Below you will find a set of lines. Repeat them all exactly.

** Start **

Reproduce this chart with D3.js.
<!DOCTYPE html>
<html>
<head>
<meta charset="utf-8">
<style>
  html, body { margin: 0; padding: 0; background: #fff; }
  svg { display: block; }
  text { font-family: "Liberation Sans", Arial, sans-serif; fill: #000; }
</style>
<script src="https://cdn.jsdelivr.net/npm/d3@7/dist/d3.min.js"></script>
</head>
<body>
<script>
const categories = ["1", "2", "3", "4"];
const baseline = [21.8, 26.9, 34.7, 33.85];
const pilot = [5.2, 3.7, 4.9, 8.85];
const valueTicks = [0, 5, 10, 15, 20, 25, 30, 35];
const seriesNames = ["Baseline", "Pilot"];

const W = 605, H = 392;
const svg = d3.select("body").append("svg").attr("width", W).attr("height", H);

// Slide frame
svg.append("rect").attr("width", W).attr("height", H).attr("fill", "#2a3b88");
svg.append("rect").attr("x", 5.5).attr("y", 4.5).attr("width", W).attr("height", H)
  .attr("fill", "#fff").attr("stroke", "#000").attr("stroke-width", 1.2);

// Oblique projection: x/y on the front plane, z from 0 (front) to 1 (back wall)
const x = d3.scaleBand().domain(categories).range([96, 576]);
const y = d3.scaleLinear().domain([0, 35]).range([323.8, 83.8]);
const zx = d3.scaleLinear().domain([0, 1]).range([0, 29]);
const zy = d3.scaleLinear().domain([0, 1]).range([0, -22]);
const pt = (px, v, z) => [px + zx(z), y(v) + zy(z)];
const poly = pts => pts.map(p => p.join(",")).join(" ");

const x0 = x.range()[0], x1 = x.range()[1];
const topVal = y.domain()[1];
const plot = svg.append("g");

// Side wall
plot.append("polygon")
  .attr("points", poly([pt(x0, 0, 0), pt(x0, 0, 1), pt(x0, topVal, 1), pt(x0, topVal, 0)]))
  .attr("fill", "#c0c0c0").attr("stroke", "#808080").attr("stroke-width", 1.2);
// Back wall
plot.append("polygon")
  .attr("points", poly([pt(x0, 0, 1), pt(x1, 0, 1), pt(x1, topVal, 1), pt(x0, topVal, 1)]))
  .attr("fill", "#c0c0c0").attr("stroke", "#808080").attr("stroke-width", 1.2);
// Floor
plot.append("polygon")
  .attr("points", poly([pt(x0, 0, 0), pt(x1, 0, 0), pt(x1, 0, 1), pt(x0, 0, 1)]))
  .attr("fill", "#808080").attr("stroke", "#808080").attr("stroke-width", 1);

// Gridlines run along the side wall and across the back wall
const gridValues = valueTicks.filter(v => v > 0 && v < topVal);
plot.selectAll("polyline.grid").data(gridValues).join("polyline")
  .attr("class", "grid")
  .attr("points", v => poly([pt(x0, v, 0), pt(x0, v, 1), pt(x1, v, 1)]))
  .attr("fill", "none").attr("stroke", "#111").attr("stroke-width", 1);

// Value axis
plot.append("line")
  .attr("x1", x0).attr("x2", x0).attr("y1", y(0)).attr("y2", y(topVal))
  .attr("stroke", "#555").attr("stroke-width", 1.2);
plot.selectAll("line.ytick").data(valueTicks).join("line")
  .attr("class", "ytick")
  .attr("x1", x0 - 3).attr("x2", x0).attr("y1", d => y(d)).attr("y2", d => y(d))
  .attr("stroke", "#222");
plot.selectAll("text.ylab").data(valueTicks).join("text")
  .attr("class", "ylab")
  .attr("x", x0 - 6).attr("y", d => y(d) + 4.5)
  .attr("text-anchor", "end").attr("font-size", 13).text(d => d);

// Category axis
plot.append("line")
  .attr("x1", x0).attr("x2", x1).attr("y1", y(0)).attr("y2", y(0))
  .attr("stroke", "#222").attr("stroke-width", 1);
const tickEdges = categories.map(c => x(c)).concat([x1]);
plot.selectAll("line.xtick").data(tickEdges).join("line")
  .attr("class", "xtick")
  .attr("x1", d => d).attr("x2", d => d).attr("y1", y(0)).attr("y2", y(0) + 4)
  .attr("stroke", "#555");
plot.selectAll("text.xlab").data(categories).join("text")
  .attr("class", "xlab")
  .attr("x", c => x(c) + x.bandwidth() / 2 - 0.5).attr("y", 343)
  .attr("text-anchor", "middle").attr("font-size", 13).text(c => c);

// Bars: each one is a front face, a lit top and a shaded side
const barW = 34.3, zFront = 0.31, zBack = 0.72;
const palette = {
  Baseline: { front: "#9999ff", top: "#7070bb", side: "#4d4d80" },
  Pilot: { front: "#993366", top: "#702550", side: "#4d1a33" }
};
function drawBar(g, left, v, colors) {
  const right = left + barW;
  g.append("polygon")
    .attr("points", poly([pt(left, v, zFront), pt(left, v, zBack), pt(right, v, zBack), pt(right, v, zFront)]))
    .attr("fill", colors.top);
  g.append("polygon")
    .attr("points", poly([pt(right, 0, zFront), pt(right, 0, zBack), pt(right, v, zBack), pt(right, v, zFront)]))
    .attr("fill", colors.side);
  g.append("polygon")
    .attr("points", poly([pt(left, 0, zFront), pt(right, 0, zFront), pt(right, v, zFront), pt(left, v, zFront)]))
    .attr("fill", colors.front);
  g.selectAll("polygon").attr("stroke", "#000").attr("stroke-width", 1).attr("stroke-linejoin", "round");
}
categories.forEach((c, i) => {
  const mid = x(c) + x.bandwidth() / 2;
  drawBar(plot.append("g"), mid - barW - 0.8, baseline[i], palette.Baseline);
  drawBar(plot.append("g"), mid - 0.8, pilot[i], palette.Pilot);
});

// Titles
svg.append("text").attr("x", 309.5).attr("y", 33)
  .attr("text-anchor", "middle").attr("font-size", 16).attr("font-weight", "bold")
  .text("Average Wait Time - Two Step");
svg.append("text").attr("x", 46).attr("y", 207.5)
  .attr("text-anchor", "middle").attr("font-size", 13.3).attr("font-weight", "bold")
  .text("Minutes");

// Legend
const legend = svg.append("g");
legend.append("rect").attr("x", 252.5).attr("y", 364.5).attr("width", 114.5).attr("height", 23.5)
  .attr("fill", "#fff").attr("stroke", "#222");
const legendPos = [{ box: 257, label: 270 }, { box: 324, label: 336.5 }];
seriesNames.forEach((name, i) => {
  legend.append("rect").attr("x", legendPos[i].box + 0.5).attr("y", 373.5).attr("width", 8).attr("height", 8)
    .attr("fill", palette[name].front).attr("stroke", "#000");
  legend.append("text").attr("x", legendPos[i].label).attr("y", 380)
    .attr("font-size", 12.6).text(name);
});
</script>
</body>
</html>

** End **

Result >>
Reproduce this chart with D3.js.
<!DOCTYPE html>
<html>
<head>
<meta charset="utf-8">
<style>
  html, body { margin: 0; padding: 0; background: #fff; }
  svg { display: block; }
  text { font-family: "Liberation Sans", Arial, sans-serif; fill: #000; }
</style>
<script src="https://cdn.jsdelivr.net/npm/d3@7/dist/d3.min.js"></script>
</head>
<body>
<script>
const categories = ["1", "2", "3", "4"];
const baseline = [21.8, 26.9, 34.7, 33.85];
const pilot = [5.2, 3.7, 4.9, 8.85];
const valueTicks = [0, 5, 10, 15, 20, 25, 30, 35];
const seriesNames = ["Baseline", "Pilot"];

const W = 605, H = 392;
const svg = d3.select("body").append("svg").attr("width", W).attr("height", H);

// Slide frame
svg.append("rect").attr("width", W).attr("height", H).attr("fill", "#2a3b88");
svg.append("rect").attr("x", 5.5).attr("y", 4.5).attr("width", W).attr("height", H)
  .attr("fill", "#fff").attr("stroke", "#000").attr("stroke-width", 1.2);

// Oblique projection: x/y on the front plane, z from 0 (front) to 1 (back wall)
const x = d3.scaleBand().domain(categories).range([96, 576]);
const y = d3.scaleLinear().domain([0, 35]).range([323.8, 83.8]);
const zx = d3.scaleLinear().domain([0, 1]).range([0, 29]);
const zy = d3.scaleLinear().domain([0, 1]).range([0, -22]);
const pt = (px, v, z) => [px + zx(z), y(v) + zy(z)];
const poly = pts => pts.map(p => p.join(",")).join(" ");

const x0 = x.range()[0], x1 = x.range()[1];
const topVal = y.domain()[1];
const plot = svg.append("g");

// Side wall
plot.append("polygon")
  .attr("points", poly([pt(x0, 0, 0), pt(x0, 0, 1), pt(x0, topVal, 1), pt(x0, topVal, 0)]))
  .attr("fill", "#c0c0c0").attr("stroke", "#808080").attr("stroke-width", 1.2);
// Back wall
plot.append("polygon")
  .attr("points", poly([pt(x0, 0, 1), pt(x1, 0, 1), pt(x1, topVal, 1), pt(x0, topVal, 1)]))
  .attr("fill", "#c0c0c0").attr("stroke", "#808080").attr("stroke-width", 1.2);
// Floor
plot.append("polygon")
  .attr("points", poly([pt(x0, 0, 0), pt(x1, 0, 0), pt(x1, 0, 1), pt(x0, 0, 1)]))
  .attr("fill", "#808080").attr("stroke", "#808080").attr("stroke-width", 1);

// Gridlines run along the side wall and across the back wall
const gridValues = valueTicks.filter(v => v > 0 && v < topVal);
plot.selectAll("polyline.grid").data(gridValues).join("polyline")
  .attr("class", "grid")
  .attr("points", v => poly([pt(x0, v, 0), pt(x0, v, 1), pt(x1, v, 1)]))
  .attr("fill", "none").attr("stroke", "#111").attr("stroke-width", 1);

// Value axis
plot.append("line")
  .attr("x1", x0).attr("x2", x0).attr("y1", y(0)).attr("y2", y(topVal))
  .attr("stroke", "#555").attr("stroke-width", 1.2);
plot.selectAll("line.ytick").data(valueTicks).join("line")
  .attr("class", "ytick")
  .attr("x1", x0 - 3).attr("x2", x0).attr("y1", d => y(d)).attr("y2", d => y(d))
  .attr("stroke", "#222");
plot.selectAll("text.ylab").data(valueTicks).join("text")
  .attr("class", "ylab")
  .attr("x", x0 - 6).attr("y", d => y(d) + 4.5)
  .attr("text-anchor", "end").attr("font-size", 13).text(d => d);

// Category axis
plot.append("line")
  .attr("x1", x0).attr("x2", x1).attr("y1", y(0)).attr("y2", y(0))
  .attr("stroke", "#222").attr("stroke-width", 1);
const tickEdges = categories.map(c => x(c)).concat([x1]);
plot.selectAll("line.xtick").data(tickEdges).join("line")
  .attr("class", "xtick")
  .attr("x1", d => d).attr("x2", d => d).attr("y1", y(0)).attr("y2", y(0) + 4)
  .attr("stroke", "#555");
plot.selectAll("text.xlab").data(categories).join("text")
  .attr("class", "xlab")
  .attr("x", c => x(c) + x.bandwidth() / 2 - 0.5).attr("y", 343)
  .attr("text-anchor", "middle").attr("font-size", 13).text(c => c);

// Bars: each one is a front face, a lit top and a shaded side
const barW = 34.3, zFront = 0.31, zBack = 0.72;
const palette = {
  Baseline: { front: "#9999ff", top: "#7070bb", side: "#4d4d80" },
  Pilot: { front: "#993366", top: "#702550", side: "#4d1a33" }
};
function drawBar(g, left, v, colors) {
  const right = left + barW;
  g.append("polygon")
    .attr("points", poly([pt(left, v, zFront), pt(left, v, zBack), pt(right, v, zBack), pt(right, v, zFront)]))
    .attr("fill", colors.top);
  g.append("polygon")
    .attr("points", poly([pt(right, 0, zFront), pt(right, 0, zBack), pt(right, v, zBack), pt(right, v, zFront)]))
    .attr("fill", colors.side);
  g.append("polygon")
    .attr("points", poly([pt(left, 0, zFront), pt(right, 0, zFront), pt(right, v, zFront), pt(left, v, zFront)]))
    .attr("fill", colors.front);
  g.selectAll("polygon").attr("stroke", "#000").attr("stroke-width", 1).attr("stroke-linejoin", "round");
}
categories.forEach((c, i) => {
  const mid = x(c) + x.bandwidth() / 2;
  drawBar(plot.append("g"), mid - barW - 0.8, baseline[i], palette.Baseline);
  drawBar(plot.append("g"), mid - 0.8, pilot[i], palette.Pilot);
});

// Titles
svg.append("text").attr("x", 309.5).attr("y", 33)
  .attr("text-anchor", "middle").attr("font-size", 16).attr("font-weight", "bold")
  .text("Average Wait Time - Two Step");
svg.append("text").attr("x", 46).attr("y", 207.5)
  .attr("text-anchor", "middle").attr("font-size", 13.3).attr("font-weight", "bold")
  .text("Minutes");

// Legend
const legend = svg.append("g");
legend.append("rect").attr("x", 252.5).attr("y", 364.5).attr("width", 114.5).attr("height", 23.5)
  .attr("fill", "#fff").attr("stroke", "#222");
const legendPos = [{ box: 257, label: 270 }, { box: 324, label: 336.5 }];
seriesNames.forEach((name, i) => {
  legend.append("rect").attr("x", legendPos[i].box + 0.5).attr("y", 373.5).attr("width", 8).attr("height", 8)
    .attr("fill", palette[name].front).attr("stroke", "#000");
  legend.append("text").attr("x", legendPos[i].label).attr("y", 380)
    .attr("font-size", 12.6).text(name);
});
</script>
</body>
</html>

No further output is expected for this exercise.